[PEAK] Cross-platform stored-procedure support

Phillip J. Eby pje at telecommunity.com
Fri Dec 12 09:25:44 EST 2003


At 10:23 AM 12/12/03 +0100, Ulrich Eck wrote:
>Hi Phillip,
>
> > From my point of view, the ideal interface would be to access something
> > like 'db.procs.someProcName(foo,bar=baz)' and get back whatever it is I'm
> > looking for, which might or might not include a cursor to get results
> > from.  I'd like positional and keyword parameters to be possible on input,
> > and I'd like to receive only relevant results on output.
> >
> > This doesn't seem possible to do in the general case.  First, we'd have to
> > be able to know -- for each procedure -- which parameters were input
> > parameters, and which parameters were output parameters.  We'd need to 
> know
> > what order the parameters were in, and what their default values should
> > be.  And, for the crazy databases that want their output parameters passed
> > *in*, we'd need to know where to stick those parameters into the input.
>
>most databases support introspection, can't we use it to find out the
>signatures of dbprocs to generate the function-wrappers with correct
>paramters and return values ?

Of course you can; just define a mapper that does that, and register it as 
the default mapper for all procedures for that backend.


>I implemented the QueryDM's for the schema-model classes for sapdb
>(similar to oracle introspection) and I'm about to do the same for
>postgres. It represents Tables, Columns, Indexes, Constraints, Sequences
>in a hopefully ansi compliant way.
>
>http://cvs.net-labs.de/cgi-bin/viewcvs.cgi/libs/nll/src/nll/database/sapdb/schema.py
>
>these packages are surely not yet ready to use for platform independent
>use - they have only been tested with sapdb for now. But with some
>normalization i think sql-schema could used for the following jobs:
>
>  - Generate Function-Wrappers for DBProcs
>  - Generate Model-Classes and configured EntityDM-Classes for the schema
>    (TableDM/SQLEntityDM + generator script which i have as well)
>  - could be used in the peak.query package to represent Tables/Colums
>  - in future versions support creating/altering schema-elements
>    through the DM's interface
>
>what do you think?

Sounds interesting.  Personally, I think I would want to use the CWM 
metamodel for DB specs, since it's been vetted by all the big database 
vendors to support everything their databases do.  I also assume that your 
proposals are for design-time use to generate Python code, right?

Anyway, those are definitely places I want PEAK to go in the long run.  But 
right now, I don't have the use cases at work to drive implementation of 
this kind of metadata processing.  More succinctly, I'm only working with a 
handful of databases at work, and most of them are the exact same schema, 
so my need for code generation from schema is quite limited.

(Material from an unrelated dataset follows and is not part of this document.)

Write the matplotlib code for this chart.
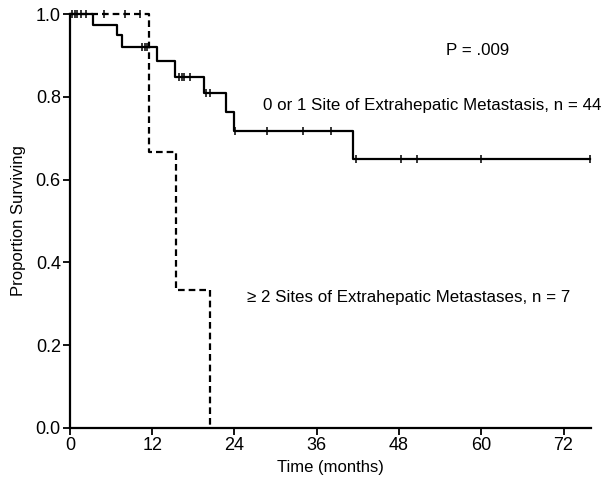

In fact, I realized when I woke up this morning that I don't even need as 
sophisticated of stored procedure support as I proposed yesterday, because 
all the procs I'm dealing with can be managed with a single mapper function 
for each backend.  So I may not implement the full proposal in alpha 3, if 
cutting corners will let me get my real (i.e. paying) job done 
sooner.  We'll see how it turns out when I go to implement it.

Anyway, for what you're describing about pre-generared function wrappers, I 
think that's a good idea, and there's a place for it in the scheme I 
described yesterday.  Since you will define an interface that includes all 
the desired stored procedure signatures, you can generate code that 
subclasses the standard db-to-proc-support adapter class, and defines the 
generated wrappers as methods on it, finally declaring that new class to be 
an adapter to the procs interface for the appropriate backend driver 
class.  This declaration will be more specific than the default mapping 
mechanisms I described, and so will take precedence when somebody does 
adapt(db,IMyProcs).  So, once the mechanism I've described exists, that's 
how you'd plug your generation system into it.

As far as the TableDM generation part of your proposal goes, I specifically 
intend to make that obsolete in 2004 Q1, via peak.query.  PEAK will have 
its own TableDM-like concept, but it will handle joins/queries of arbitrary 
complexity via peak.query.  It will also support non-SQL backends, as long 
as they can support certain basic query functionality.  Instead of writing 
e.g. your IMAP DM's to directly work against IMAP, you would define a 
tabular model for what's available from an IMAP data source, and then use 
joins, aggregations, renames, transforms and the like to map that tabular 
model to a tabular model corresponding to your domain objects.  DM's will 
then become just a nexus for management of objects and obtaining 
information about events related to them.